_Directions for this task_
Repeat the material exactly from its first line to the line that includes "const urbanOver60 = [73.5, 107.5, 133.5];". Skip pictures.

_Provided material_

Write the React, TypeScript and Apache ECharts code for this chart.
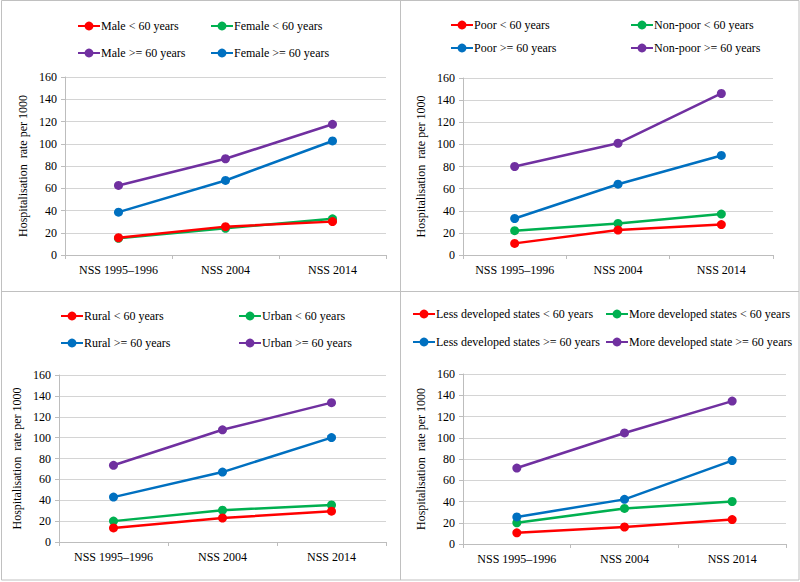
import React, { useEffect, useRef } from "react";
import * as echarts from "echarts";

const categories = ["NSS 1995–1996", "NSS 2004", "NSS 2014"];
const yMin = 0;
const yMax = 160;
const yStep = 20;

// Panel 1: sex
const p1Names = ["Male < 60 years", "Female < 60 years", "Male >= 60 years", "Female >= 60 years"];
const maleUnder60 = [15.5, 25.5, 30];
const femaleUnder60 = [15, 24, 32.5];
const maleOver60 = [62.5, 86.5, 117.5];
const femaleOver60 = [38.5, 67, 102.5];

// Panel 2: economic status
const p2Names = ["Poor < 60 years", "Non-poor < 60 years", "Poor >= 60 years", "Non-poor >= 60 years"];
const poorUnder60 = [10.5, 22.5, 27.5];
const nonPoorUnder60 = [22, 28.5, 37];
const poorOver60 = [33, 64, 90];
const nonPoorOver60 = [80, 101, 146];

// Panel 3: residence
const p3Names = ["Rural < 60 years", "Urban < 60 years", "Rural >= 60 years", "Urban >= 60 years"];
const ruralUnder60 = [13.5, 23, 29.5];
const urbanUnder60 = [20, 30.5, 35.5];
const ruralOver60 = [43, 67, 100];
const urbanOver60 = [73.5, 107.5, 133.5];

// Panel 4: state development
const p4Names = [
  "Less developed states < 60 years",
  "More developed states < 60 years",
  "Less developed states >= 60 years",
  "More developed state >= 60 years",
];
const lessUnder60 = [10.5, 16, 23];
const moreUnder60 = [20, 33.5, 40];
const lessOver60 = [25.5, 42, 78.5];
const moreOver60 = [71.5, 104.5, 134.5];

const RED = "#FF0000";
const GREEN = "#00B050";
const BLUE = "#0070C0";
const PURPLE = "#7030A0";

const FONT = "Liberation Serif";

const panels = [
  {
    names: p1Names,
    data: [maleUnder60, femaleUnder60, maleOver60, femaleOver60],
    colors: [RED, GREEN, PURPLE, BLUE],
    grid: { left: 65, top: 77, width: 321, height: 178 },
    legendPos: [[77, 26], [210, 26], [77, 53], [210, 53]],
  },
  {
    names: p2Names,
    data: [poorUnder60, nonPoorUnder60, poorOver60, nonPoorOver60],
    colors: [RED, GREEN, BLUE, PURPLE],
    grid: { left: 463, top: 78, width: 310, height: 177 },
    legendPos: [[450, 25], [630, 25], [450, 48], [630, 48]],
  },
  {
    names: p3Names,
    data: [ruralUnder60, urbanUnder60, ruralOver60, urbanOver60],
    colors: [RED, GREEN, BLUE, PURPLE],
    grid: { left: 59, top: 375, width: 327, height: 167 },
    legendPos: [[60, 316], [238, 316], [60, 343], [238, 343]],
  },
  {
    names: p4Names,
    data: [lessUnder60, moreUnder60, lessOver60, moreOver60],
    colors: [RED, GREEN, BLUE, PURPLE],
    grid: { left: 463, top: 374, width: 323, height: 170 },
    legendPos: [[412, 314], [605, 314], [412, 342], [605, 342]],
  },
];

export default function App() {
  const ref = useRef<HTMLDivElement>(null);

  useEffect(() => {
    if (!ref.current) return;
    const chart = echarts.init(ref.current, null, { renderer: "svg" });

    const grids: any[] = [];
    const xAxes: any[] = [];
    const yAxes: any[] = [];
    const series: any[] = [];
    const legends: any[] = [];

    panels.forEach((p, pi) => {
      grids.push({ ...p.grid, containLabel: false });
      xAxes.push({
        type: "category",
        gridIndex: pi,
        data: categories,
        boundaryGap: true,
        axisLine: { show: true, lineStyle: { color: "#bdbdbd", width: 1 } },
        axisTick: { show: true, length: 4, lineStyle: { color: "#bdbdbd" } },
        axisLabel: { color: "#000", fontFamily: FONT, fontSize: 12, margin: 9 },
        splitLine: { show: false },
      });
      yAxes.push({
        type: "value",
        gridIndex: pi,
        min: yMin,
        max: yMax,
        interval: yStep,
        name: "Hospitalisation  rate per 1000",
        nameLocation: "middle",
        nameGap: 36,
        nameTextStyle: { color: "#000", fontFamily: FONT, fontSize: 12 },
        axisLine: { show: true, lineStyle: { color: "#bdbdbd", width: 1 } },
        axisTick: { show: true, length: 4, lineStyle: { color: "#bdbdbd" } },
        axisLabel: { color: "#000", fontFamily: FONT, fontSize: 12, margin: 8 },
        splitLine: { show: true, lineStyle: { color: "#d4d4d4", width: 1 } },
      });
      p.names.forEach((name, si) => {
        series.push({
          type: "line",
          name,
          xAxisIndex: pi,
          yAxisIndex: pi,
          data: p.data[si],
          symbol: "circle",
          symbolSize: 9,
          lineStyle: { color: p.colors[si], width: 2.5 },
          itemStyle: { color: p.colors[si] },
          z: si === 0 ? 3 : 2,
        });
        const [lx, ly] = p.legendPos[si];
        legends.push({
          data: [name],
          left: lx,
          top: ly - 6,
          padding: 0,
          itemWidth: 22,
          itemHeight: 11,
          itemGap: 0,
          selectedMode: false,
          textStyle: {
            color: "#000",
            fontFamily: FONT,
            fontSize: 12,
            padding: [0, 0, 0, -4],
          },
        });
      });
    });

    const borderColor = "#c0c0c0";
    const graphic = [
      { type: "rect", shape: { x: 1.5, y: 0.5, width: 797.5, height: 579.5 }, style: { fill: "none", stroke: borderColor, lineWidth: 1 } },
      { type: "line", shape: { x1: 400.5, y1: 0.5, x2: 400.5, y2: 580 }, style: { stroke: borderColor, lineWidth: 1 } },
      { type: "line", shape: { x1: 1.5, y1: 291.5, x2: 799, y2: 291.5 }, style: { stroke: borderColor, lineWidth: 1 } },
    ];

    chart.setOption({
      animation: false,
      backgroundColor: "#ffffff",
      textStyle: { fontFamily: FONT },
      grid: grids,
      xAxis: xAxes,
      yAxis: yAxes,
      legend: legends,
      series,
      graphic,
    });

    return () => {
      chart.dispose();
    };
  }, []);

  return (
    <div
      ref={ref}
      style={{ position: "fixed", left: 0, top: 0, width: 800, height: 582, background: "#fff" }}
    />
  );
}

_Problem solution_
Write the React, TypeScript and Apache ECharts code for this chart.
import React, { useEffect, useRef } from "react";
import * as echarts from "echarts";

const categories = ["NSS 1995–1996", "NSS 2004", "NSS 2014"];
const yMin = 0;
const yMax = 160;
const yStep = 20;

// Panel 1: sex
const p1Names = ["Male < 60 years", "Female < 60 years", "Male >= 60 years", "Female >= 60 years"];
const maleUnder60 = [15.5, 25.5, 30];
const femaleUnder60 = [15, 24, 32.5];
const maleOver60 = [62.5, 86.5, 117.5];
const femaleOver60 = [38.5, 67, 102.5];

// Panel 2: economic status
const p2Names = ["Poor < 60 years", "Non-poor < 60 years", "Poor >= 60 years", "Non-poor >= 60 years"];
const poorUnder60 = [10.5, 22.5, 27.5];
const nonPoorUnder60 = [22, 28.5, 37];
const poorOver60 = [33, 64, 90];
const nonPoorOver60 = [80, 101, 146];

// Panel 3: residence
const p3Names = ["Rural < 60 years", "Urban < 60 years", "Rural >= 60 years", "Urban >= 60 years"];
const ruralUnder60 = [13.5, 23, 29.5];
const urbanUnder60 = [20, 30.5, 35.5];
const ruralOver60 = [43, 67, 100];
const urbanOver60 = [73.5, 107.5, 133.5];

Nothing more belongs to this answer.